On Nov. 29, two people were killed in a stabbing on London Bridge in Central London, which police have labeled a “terror incident.” Three others remain in the hospital. The alleged attacker was shot by the police and died.
But more lives might have been lost if not for bystanders who jumped in and subdued the attacker before the police arrived, tackling him to the ground. One of those men was reportedly armed with nothing but a narwhal tusk, and another with just a fire extinguisher.
After the attack, various media reports had identified one of the men who sprang into action as a Polish immigrant named Lukasz. In a statement released by police on Tuesday, Lukasz said he did engage the attacker, but was not the one holding the narwhal tusk.
“On the afternoon of Friday, 29 November I was working at Fishmongers Hall as normal when the unimaginable and tragic terrorist attack happened. I and several others tried to stop a man from attacking people inside the building. I did this using a pole I found. Someone else was holding a narwhal tusk,” he said.
“The man attacked me, after which he left the building. A number of us followed him out but I stopped at the bollards of the bridge. I had been stabbed and was later taken to hospital to be treated. I am thankful that I have now been able to return home,” he continued.
“When the attack happened, I acted instinctively. I am now coming to terms with the whole traumatic incident and would like the space to do this in privacy, with the support of my family. I would like to express my condolences to the families who have lost precious loved ones. I would like to send my best wishes to them and everyone effected by this sad and pointless attack,” Lukasz concluded.
According to The Guardian, another member of the public who confronted the alleged attacker was armed with just a fire extinguisher.
Police confirmed on Saturday that the attacker was 28-year-old Usman Khan, who had been convicted in 2012 for terrorism offenses, and had been released from prison in 2018.

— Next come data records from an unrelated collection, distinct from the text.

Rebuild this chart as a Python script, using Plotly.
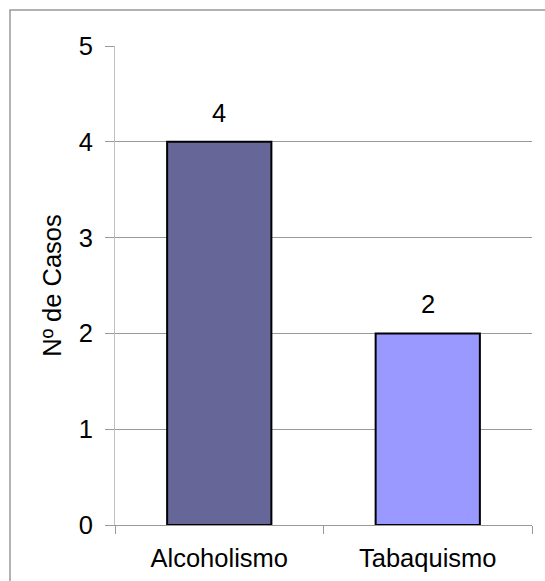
import plotly.graph_objects as go

# Número de casos por hábito
categorias = ["Alcoholismo", "Tabaquismo"]
casos = [4, 2]
cores = ["#666699", "#9999FF"]
ticks_y = [0, 1, 2, 3, 4, 5]

W, H = 545, 581
L, R, T, B = 115, 13, 46, 56
plot_w = W - L - R
plot_h = H - T - B

FONT_SIZE = 25.5
font = dict(family="Arial, Liberation Sans, sans-serif", size=FONT_SIZE, color="black")

fig = go.Figure(
    go.Bar(
        x=categorias,
        y=casos,
        marker=dict(color=cores, line=dict(color="black", width=2)),
        width=0.5,
        hoverinfo="x+y",
    )
)

# Rótulos de valor acima de cada barra
for cat, v in zip(categorias, casos):
    fig.add_annotation(
        x=cat, y=v, text=str(v), showarrow=False,
        yanchor="bottom", yshift=13, font=font,
    )

# Moldura exterior do gráfico
def px_x(p):
    return (p - L) / plot_w

def px_y(p):
    return (H - B - p) / plot_h

fig.add_shape(
    type="rect", xref="paper", yref="paper",
    x0=px_x(10), x1=px_x(W + 20), y0=px_y(10), y1=px_y(H + 20),
    line=dict(color="#999999", width=1.5), fillcolor="rgba(0,0,0,0)",
    layer="below",
)

fig.update_layout(
    width=W, height=H,
    margin=dict(l=L, r=R, t=T, b=B),
    paper_bgcolor="white", plot_bgcolor="white",
    font=font,
    showlegend=False,
    xaxis=dict(
        showline=True, linecolor="#999999", linewidth=1,
        ticks="outside", tickson="boundaries", ticklen=8, tickcolor="#999999",
        showgrid=False, tickfont=font, ticklabelstandoff=10,
        automargin=False,
    ),
    yaxis=dict(
        range=[0, 5], tickvals=ticks_y,
        showline=True, linecolor="#c0c0c0", linewidth=1,
        ticks="outside", ticklen=9, tickcolor="#999999",
        showgrid=True, gridcolor="#999999", gridwidth=1,
        zeroline=False, tickfont=font, ticklabelstandoff=7,
        title=dict(text="Nº de Casos", font=font, standoff=9),
        automargin=False,
    ),
)

fig.write_html("out.html")
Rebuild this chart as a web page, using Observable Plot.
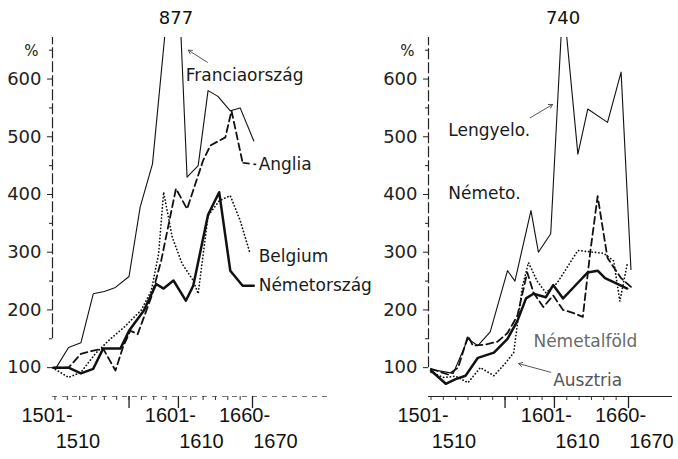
<!DOCTYPE html>
<html><head><meta charset="utf-8">
<script src="https://cdn.jsdelivr.net/npm/d3@7"></script>
<script src="https://cdn.jsdelivr.net/npm/@observablehq/plot@0.6"></script>
<style>
body{margin:0;background:#fff}
#chart{position:relative;width:678px;height:459px;background:#fff}
#chart svg{position:absolute;left:0;top:0;overflow:visible}
</style></head><body><div id="chart"></div>
<script>
// ---------- data (index, 1501-1510 = 100) ----------
// left panel
const franciaYears  = [1506,1516,1526,1536,1545,1554,1565,1574,1584,1603,1612,1621,1629,1637,1647,1655,1666];
const franciaValues = [100,135,143,228,232,239,258,378,453,877,430,450,580,570,545,550,493];
const angliaYears   = [1504,1516,1526,1537,1544,1554,1560,1566,1572,1583,1591,1603,1612,1625,1631,1643,1648,1657];
const angliaValues  = [100,100,124,130,133,95,135,164,158,222,285,410,375,459,485,499,545,455];
const belgiumYears  = [1503,1516,1526,1538,1550,1561,1575,1583,1589,1593,1600,1608,1617,1621,1629,1638,1647,1655,1663];
const belgiumValues = [100,83,92,125,150,170,200,233,298,404,326,280,251,228,363,389,398,355,298];
const nemetYears    = [1504,1516,1526,1536,1544,1558,1565,1577,1587,1593,1601,1611,1617,1629,1638,1647,1657,1666];
const nemetValues   = [100,100,90,98,133,133,164,199,245,237,251,216,242,365,404,268,242,242];
// right panel
const lengyelYears  = [1505,1523,1535,1543,1553,1567,1573,1586,1592,1602,1612,1624,1632,1648,1659,1667];
const lengyelValues = [97,90,150,138,162,268,250,372,300,332,740,470,548,525,612,270];
const nemetoYears   = [1505,1517,1525,1533,1543,1556,1567,1575,1582,1588,1598,1604,1612,1620,1632,1640,1646,1656,1664];
const nemetoValues  = [95,72,80,86,117,126,150,181,220,228,222,243,220,238,265,268,255,245,237];
const alfoldYears   = [1505,1519,1527,1535,1539,1549,1559,1567,1575,1583,1588,1596,1604,1612,1620,1628,1634,1640,1648,1659,1667];
const alfoldValues  = [98,88,100,155,138,140,145,160,190,265,230,205,225,200,195,188,300,397,290,255,240];
const ausztriaYears = [1505,1515,1525,1535,1545,1556,1565,1572,1579,1584,1591,1598,1607,1624,1645,1653,1658,1664];
const ausztriaValues= [92,83,85,74,100,86,107,126,240,282,250,230,246,303,298,285,215,280];

// axes
const xDomain = [1503, 1665];
const yDomain = [50, 672];
const yMajorTicks = [100,200,300,400,500,600];
const yMinorTicks = [150,250,350,450,550,650];
const xMinorTicks = d3.range(1505, 1666, 10);
const xMajorTicks = [1565, 1605, 1665];
const xLabelYears = [1505, 1605, 1665];
const xLabelTop    = ["1501-", "1601-", "1660-"];
const xLabelBottom = ["1510", "1610", "1670"];

// labels (text, year, value, colour)
const leftLabels = [
  {text:"Franciaország", x:1611, y:606, c:"#1a1a1a"},
  {text:"Anglia",        x:1670, y:452, c:"#1a1a1a"},
  {text:"Belgium",       x:1670, y:293, c:"#1a1a1a"},
  {text:"Németország",   x:1670, y:242, c:"#1a1a1a"}
];
const rightLabels = [
  {text:"Lengyelo.",   x:1519, y:511, c:"#1a1a1a"},
  {text:"Németo.",     x:1519, y:402, c:"#1a1a1a"},
  {text:"Németalföld", x:1588, y:145, c:"#6a6a6a"},
  {text:"Ausztria",    x:1604, y:78,  c:"#555"}
];
const leftPeak  = [{text:"877", x:1603, y:705}];
const rightPeak = [{text:"740", x:1612, y:705}];
const leftArrows  = [{x1:1628.5, y1:629, x2:1613, y2:650}];
const rightArrows = [{x1:1585.5, y1:533, x2:1603.5, y2:556}, {x1:1602, y1:92, x2:1576, y2:107}];
const leftLeaders = [{x1:1657, y1:455, x2:1668, y2:452}];

const rows = (years, values) => years.map((year, i) => ({year, value: values[i]}));

const styles = {
  thin:   {strokeWidth: 1.1},
  thick:  {strokeWidth: 2.5},
  dashed: {strokeWidth: 1.8, strokeDasharray: "7,4"},
  dotted: {strokeWidth: 1.7, strokeDasharray: "0.2,3.2", strokeLinecap: "round"}
};

function panel({left, rightEdge, axisBottom, series, labels, peak, arrows, leaders, dashedXAxis}) {
  const marks = [
    Plot.ruleX([xDomain[0]], {y1: axisBottom, y2: yDomain[1], stroke: "#222", strokeWidth: 1.2, strokeDasharray: "11,3"}),
    Plot.axisY({ticks: yMajorTicks, tickSize: 5, tickPadding: 6, fontSize: 18, fontFamily: "DejaVu Sans", fill: "#222", stroke: "#222"}),
    Plot.axisY({ticks: yMinorTicks, tickSize: 3, tickFormat: () => "", stroke: "#222"}),
    Plot.ruleY([yDomain[0]], {stroke: dashedXAxis ? "#777" : "#222", strokeWidth: 1.2, strokeDasharray: dashedXAxis ? "5,5" : null}),
    Plot.axisX({ticks: xMinorTicks, tickSize: 4, tickFormat: () => "", stroke: "#333"}),
    Plot.axisX({ticks: xMajorTicks, tickSize: 12, tickFormat: () => "", stroke: "#222", strokeWidth: 1.3}),
    Plot.text(xLabelYears, {x: d => d, text: (d, i) => xLabelTop[i], frameAnchor: "bottom", dy: 25, dx: -8, fontFamily: "Liberation Sans", fontSize: 20, fill: "#111"}),
    Plot.text(xLabelYears, {x: d => d, text: (d, i) => xLabelBottom[i], frameAnchor: "bottom", dy: 51, dx: 23, fontFamily: "Liberation Sans", fontSize: 20, fill: "#111"}),
    Plot.text(["%"], {x: xDomain[0], y: 649, text: d => d, dx: -14, textAnchor: "end", fontSize: 15, fill: "#222"}),
    ...series.map(s => Plot.line(rows(s.years, s.values), {x: "year", y: "value", stroke: "#111", strokeLinejoin: "round", clip: true, ...styles[s.style]})),
    Plot.link(leaders, {x1: "x1", y1: "y1", x2: "x2", y2: "y2", stroke: "#111", strokeWidth: 1.6, strokeDasharray: "7,4"}),
    Plot.arrow(arrows, {x1: "x1", y1: "y1", x2: "x2", y2: "y2", stroke: "#444", strokeWidth: 0.9, headLength: 7, bend: false}),
    Plot.text(peak, {x: "x", y: "y", text: "text", fontSize: 18, fill: "#111"}),
    Plot.text(labels, {x: "x", y: "y", text: "text", fill: "c", textAnchor: "start", fontSize: 17, fontFamily: "DejaVu Sans", ariaLabel: "series-label"})
  ];
  const svg = Plot.plot({
    width: 678, height: 459,
    marginLeft: left, marginRight: 678 - rightEdge, marginTop: 37, marginBottom: 63,
    x: {domain: xDomain, range: [left, left + 200]},
    y: {domain: yDomain},
    color: {type: "identity"},
    style: {background: "transparent", fontFamily: "DejaVu Sans", fontSize: "18px", color: "#222", overflow: "visible"},
    marks
  });
  d3.select(svg).selectAll('g[aria-label="series-label"] text').attr("letter-spacing", "1.6");
  return svg;
}

const chart = document.getElementById("chart");
chart.append(panel({
  left: 52, rightEdge: 330, axisBottom: 150, dashedXAxis: true,
  series: [
    {years: franciaYears, values: franciaValues, style: "thin"},
    {years: angliaYears, values: angliaValues, style: "dashed"},
    {years: belgiumYears, values: belgiumValues, style: "dotted"},
    {years: nemetYears, values: nemetValues, style: "thick"}
  ],
  labels: leftLabels, peak: leftPeak, arrows: leftArrows, leaders: leftLeaders
}));
chart.append(panel({
  left: 428, rightEdge: 672, axisBottom: 100, dashedXAxis: false,
  series: [
    {years: lengyelYears, values: lengyelValues, style: "thin"},
    {years: nemetoYears, values: nemetoValues, style: "thick"},
    {years: alfoldYears, values: alfoldValues, style: "dashed"},
    {years: ausztriaYears, values: ausztriaValues, style: "dotted"}
  ],
  labels: rightLabels, peak: rightPeak, arrows: rightArrows, leaders: []
}));
</script></body></html>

At a press conference Friday night, Metropolitan Police Commissioner Cressida Dick thanked the members of the public who helped stop the attacker, either by tackling him or by the following the police’s instructions.
“The empty ideology of terror offers nothing but hatred and today I urge everyone to reject that,” Dick said. “Ours is a great city because we embrace each other’s differences. We must emerge stronger still from this tragedy. In doing that we will ensure that the few who seek to divide us will never, ever succeed.”

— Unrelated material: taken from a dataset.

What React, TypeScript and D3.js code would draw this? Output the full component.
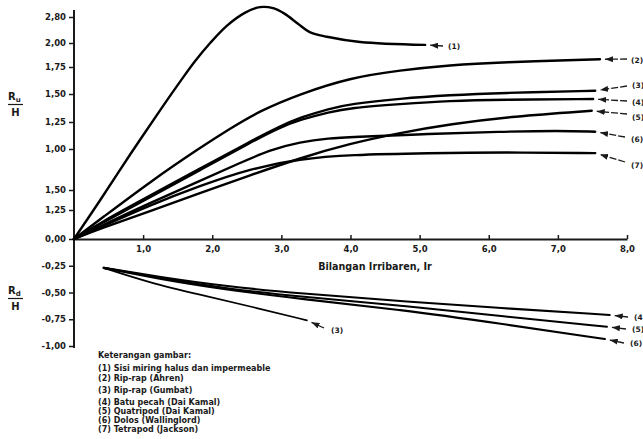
import * as d3 from "d3";
import React, { useEffect, useRef } from "react";

// x axis (Iribarren number)
const xTicks = [1, 2, 3, 4, 5, 6, 7, 8];
const xTickLabels = ["1,0", "2,0", "3,0", "4,0", "5,0", "6,0", "7,0", "8,0"];

// run-up side: tick values and the labels as printed in the figure
const yUpTicks = [0, 0.25, 0.5, 1.0, 1.25, 1.5, 1.75, 2.0, 2.5];
const yUpLabels = ["0,00", "1,25", "1,50", "1,00", "1,25", "1,50", "1,75", "2,00", "2,80"];

// run-down side
const yDownTicks = [-0.25, -0.5, -0.75, -1.0];
const yDownLabels = ["-0,25", "-0,50", "-0,75", "-1,00"];

// run-up curves Ru/H
const ru1 = [[0, 0], [0.38, 0.375], [0.81, 0.93], [1.24, 1.35], [1.53, 1.61], [1.75, 1.81], [1.97, 2.0], [2.21, 2.33], [2.47, 2.58], [2.69, 2.69], [2.88, 2.67], [3.05, 2.56], [3.24, 2.37], [3.41, 2.21], [3.66, 2.12], [4.14, 2.02], [5.08, 1.98]];
const ru2 = [[0, 0], [0.38, 0.17], [1.1, 0.6], [1.82, 1.01], [2.26, 1.19], [2.69, 1.35], [3.27, 1.5], [3.99, 1.65], [4.72, 1.72], [5.44, 1.77], [6.16, 1.8], [7.61, 1.83]];
const ru3 = [[0, 0], [0.38, 0.14], [1.1, 0.43], [1.82, 0.76], [2.55, 1.07], [2.98, 1.21], [3.27, 1.29], [3.7, 1.37], [3.99, 1.41], [4.72, 1.46], [5.44, 1.49], [6.16, 1.51], [7.54, 1.53]];
const ru4 = [[0, 0], [0.38, 0.13], [1.1, 0.41], [1.82, 0.74], [2.55, 1.06], [2.98, 1.2], [3.27, 1.27], [3.7, 1.34], [3.99, 1.375], [4.72, 1.41], [5.44, 1.44], [6.16, 1.45], [7.51, 1.455]];
const ru5 = [[0, 0], [0.38, 0.09], [1.1, 0.24], [1.82, 0.46], [2.55, 0.68], [3.27, 0.89], [3.99, 1.05], [4.72, 1.15], [5.44, 1.23], [6.35, 1.3], [7.49, 1.35]];
const ru6 = [[0, 0], [0.38, 0.11], [1.1, 0.34], [1.82, 0.61], [2.4, 0.83], [2.84, 0.99], [3.27, 1.065], [3.7, 1.1], [3.99, 1.11], [5.15, 1.14], [6.16, 1.16], [7.03, 1.17], [7.54, 1.16]];
const ru7 = [[0, 0], [0.38, 0.1], [1.1, 0.31], [1.82, 0.55], [2.55, 0.76], [3.27, 0.88], [3.99, 0.93], [5.15, 0.95], [6.16, 0.96], [7.54, 0.95]];

// run-down curves Rd/H
const rd3 = [[0.43, -0.27], [1.1, -0.41], [1.82, -0.52], [2.55, -0.63], [3.37, -0.76]];
const rd4 = [[0.43, -0.27], [1.24, -0.355], [2.16, -0.44], [3.27, -0.51], [4.72, -0.58], [6.16, -0.645], [7.75, -0.71]];
const rd5 = [[0.43, -0.27], [1.24, -0.365], [2.16, -0.46], [3.27, -0.54], [4.72, -0.62], [6.16, -0.72], [7.71, -0.82]];
const rd6 = [[0.43, -0.27], [1.24, -0.375], [2.16, -0.47], [3.27, -0.56], [4.72, -0.66], [6.16, -0.79], [7.68, -0.935]];

const legendTitle = "Keterangan gambar:";
const legendItems = [
  "(1) Sisi miring halus dan impermeable",
  "(2) Rip-rap (Ahren)",
  "(3) Rip-rap (Gumbat)",
  "(4) Batu pecah (Dai Kamal)",
  "(5) Quatripod (Dai Kamal)",
  "(6) Dolos (Wallinglord)",
  "(7) Tetrapod (Jackson)",
];

const FONT = "'DejaVu Sans', Verdana, sans-serif";
const INK = "#1a1a1a";

export default function App() {
  const ref = useRef<SVGSVGElement | null>(null);

  useEffect(() => {
    document.body.style.margin = "0";
    const svg = d3.select(ref.current);
    svg.selectAll("*").remove();

    const x = d3.scaleLinear().domain([0, 8]).range([74, 627]);
    // the printed run-up axis is not evenly spaced, so map tick by tick
    const yUp = d3.scaleLinear().domain(yUpTicks).range([239, 210, 190, 149, 122, 94, 67, 43, 17]);
    const yDown = d3.scaleLinear().domain([0, -1]).range([239, 346]);

    svg
      .append("defs")
      .append("marker")
      .attr("id", "head")
      .attr("viewBox", "0 0 8 6")
      .attr("refX", 8)
      .attr("refY", 3)
      .attr("markerWidth", 8)
      .attr("markerHeight", 6)
      .attr("markerUnits", "userSpaceOnUse")
      .attr("orient", "auto")
      .append("path")
      .attr("d", "M0,0 L8,3 L0,6 Z")
      .attr("fill", INK);

    // y axis line
    svg
      .append("line")
      .attr("x1", 74)
      .attr("x2", 74)
      .attr("y1", 10)
      .attr("y2", 348)
      .attr("stroke", INK)
      .attr("stroke-width", 2);

    const styleAxis = (g: any) => {
      g.select(".domain").remove();
      g.selectAll(".tick line").attr("stroke", INK).attr("stroke-width", 1.5);
      g.selectAll(".tick text")
        .attr("fill", INK)
        .attr("font-family", FONT)
        .attr("font-weight", "bold")
        .attr("font-size", 8.5);
    };

    svg
      .append("g")
      .attr("transform", "translate(74,0)")
      .call(
        d3
          .axisLeft(yUp)
          .tickValues(yUpTicks)
          .tickFormat((_d: any, i: number) => yUpLabels[i])
          .tickSize(5)
          .tickPadding(3)
      )
      .call(styleAxis);

    svg
      .append("g")
      .attr("transform", "translate(74,0)")
      .call(
        d3
          .axisLeft(yDown)
          .tickValues(yDownTicks)
          .tickFormat((_d: any, i: number) => yDownLabels[i])
          .tickSize(5)
          .tickPadding(3)
      )
      .call(styleAxis);

    // x axis, ticks pointing up
    const gx = svg
      .append("g")
      .attr("transform", "translate(0,239)")
      .call(
        d3
          .axisBottom(x)
          .tickValues(xTicks)
          .tickFormat((_d: any, i: number) => xTickLabels[i])
          .tickSize(-4)
          .tickSizeOuter(0)
          .tickPadding(7)
      );
    gx.select(".domain").attr("stroke", INK).attr("stroke-width", 1.8);
    gx.selectAll(".tick line").attr("stroke", INK).attr("stroke-width", 1.5);
    gx.selectAll(".tick text")
      .attr("fill", INK)
      .attr("font-family", FONT)
      .attr("font-weight", "bold")
      .attr("font-size", 8.5);

    svg
      .append("text")
      .attr("x", 375)
      .attr("y", 270)
      .attr("text-anchor", "middle")
      .attr("font-family", FONT)
      .attr("font-weight", "bold")
      .attr("font-size", 9.6)
      .attr("fill", INK)
      .text("Bilangan Irribaren, Ir");

    // Ru/H and Rd/H fractions
    const fraction = (top: number, sub: string) => {
      const t = svg
        .append("text")
        .attr("x", 8)
        .attr("y", top)
        .attr("font-family", FONT)
        .attr("font-weight", "bold")
        .attr("font-size", 10)
        .attr("fill", INK);
      t.append("tspan").text("R");
      t.append("tspan").attr("font-size", 7).attr("dy", 2).text(sub);
      svg
        .append("line")
        .attr("x1", 8)
        .attr("x2", 23)
        .attr("y1", top + 4.5)
        .attr("y2", top + 4.5)
        .attr("stroke", INK)
        .attr("stroke-width", 1.2);
      svg
        .append("text")
        .attr("x", 15.5)
        .attr("y", top + 16)
        .attr("text-anchor", "middle")
        .attr("font-family", FONT)
        .attr("font-weight", "bold")
        .attr("font-size", 10)
        .attr("fill", INK)
        .text("H");
    };
    fraction(100, "u");
    fraction(294, "d");

    // curve (1) keeps its sharp peak; the others are smoothed
    const lineUpPeak = d3
      .line()
      .x((d: any) => x(d[0]))
      .y((d: any) => yUp(d[1]))
      .curve(d3.curveCatmullRom.alpha(0.5));
    const lineUp = d3
      .line()
      .x((d: any) => x(d[0]))
      .y((d: any) => yUp(d[1]))
      .curve(d3.curveBasis);
    const lineDown = d3
      .line()
      .x((d: any) => x(d[0]))
      .y((d: any) => yDown(d[1]))
      .curve(d3.curveBasis);

    svg
      .append("g")
      .selectAll("path")
      .data([ru1, ru2, ru3, ru4, ru5, ru6, ru7])
      .enter()
      .append("path")
      .attr("d", (d: any, i: number) => (i === 0 ? lineUpPeak(d) : lineUp(d)))
      .attr("fill", "none")
      .attr("stroke", "#000")
      .attr("stroke-width", 2.4)
      .attr("stroke-linecap", "round");

    svg
      .append("g")
      .selectAll("path")
      .data([rd3, rd4, rd5, rd6])
      .enter()
      .append("path")
      .attr("d", (d: any) => lineDown(d))
      .attr("fill", "none")
      .attr("stroke", "#000")
      .attr("stroke-width", (_d: any, i: number) => (i === 0 ? 1.7 : 2.1))
      .attr("stroke-linecap", "round");

    // curve callouts: label position and the arrow pointing back at the curve end
    const callouts = [
      { label: "(1)", end: ru1[ru1.length - 1], scale: yUp, from: [443, 46], tx: 448, ty: 46 },
      { label: "(2)", end: ru2[ru2.length - 1], scale: yUp, from: [627, 59], tx: 631, ty: 60 },
      { label: "(3)", end: ru3[ru3.length - 1], scale: yUp, from: [627, 86], tx: 632, ty: 85 },
      { label: "(4)", end: ru4[ru4.length - 1], scale: yUp, from: [627, 101], tx: 632, ty: 102 },
      { label: "(5)", end: ru5[ru5.length - 1], scale: yUp, from: [627, 114], tx: 632, ty: 117 },
      { label: "(6)", end: ru6[ru6.length - 1], scale: yUp, from: [625, 137], tx: 631, ty: 139 },
      { label: "(7)", end: ru7[ru7.length - 1], scale: yUp, from: [625, 162], tx: 631, ty: 165 },
      { label: "(3)", end: rd3[rd3.length - 1], scale: yDown, from: [324, 328], tx: 331, ty: 330 },
      { label: "(4)", end: rd4[rd4.length - 1], scale: yDown, from: [628, 317], tx: 634, ty: 317 },
      { label: "(5)", end: rd5[rd5.length - 1], scale: yDown, from: [626, 329], tx: 632, ty: 329 },
      { label: "(6)", end: rd6[rd6.length - 1], scale: yDown, from: [624, 343], tx: 630, ty: 343 },
    ];

    callouts.forEach((c) => {
      const ex = x(c.end[0]);
      const ey = c.scale(c.end[1]);
      const dx = c.from[0] - ex;
      const dy = c.from[1] - ey;
      const len = Math.hypot(dx, dy);
      const gap = 5;
      svg
        .append("line")
        .attr("x1", c.from[0])
        .attr("y1", c.from[1])
        .attr("x2", ex + (dx / len) * gap)
        .attr("y2", ey + (dy / len) * gap)
        .attr("stroke", INK)
        .attr("stroke-width", 1.3)
        .attr("stroke-dasharray", len > 20 ? "7,2" : null)
        .attr("marker-end", "url(#head)");
      svg
        .append("text")
        .attr("x", c.tx)
        .attr("y", c.ty)
        .attr("dy", "0.35em")
        .attr("font-family", FONT)
        .attr("font-weight", "bold")
        .attr("font-size", 7.5)
        .attr("fill", INK)
        .text(c.label);
    });

    // legend
    const legend = svg
      .append("g")
      .attr("font-family", FONT)
      .attr("font-weight", "bold")
      .attr("font-size", 8)
      .attr("fill", INK);
    legend.append("text").attr("x", 98).attr("y", 358).text(legendTitle);
    const legendY = [371, 381, 393, 405, 414, 423, 432];
    legend
      .selectAll("text.item")
      .data(legendItems)
      .enter()
      .append("text")
      .attr("class", "item")
      .attr("x", 98)
      .attr("y", (_d: string, i: number) => legendY[i])
      .text((d: string) => d);
  }, []);

  return (
    <svg
      ref={ref}
      width={643}
      height={439}
      style={{ display: "block", background: "#fff" }}
    />
  );
}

Speaking to the BBC Saturday morning, Sadiq Khan, the mayor of London, praised the bystanders who jumped into action. He pointed out that the attacker was wearing a dummy suicide vest — which the bystanders didn’t know was fake — and yet they still confronted him. “I’m so proud, and we should all be really proud,” Khan said.
In a statement Friday night, Khan said, “Heartbreaking confirmation from the Met Commissioner that two people who were attacked this afternoon have tragically died – victims of the appalling terrorist attack at London Bridge. My heart goes out to them, their loved ones and to everybody affected. London will never be cowed by terrorism. Terrorism will never win.”
Correction, Dec. 3
The original version of this story misstated who was holding a narwhal tusk while subduing the London Bridge attacker. It was another bystander; not Lukasz, who said he was holding a pole. The original version of this story also misspelled Lukasz’s name. It is Lukasz, not Luckasz.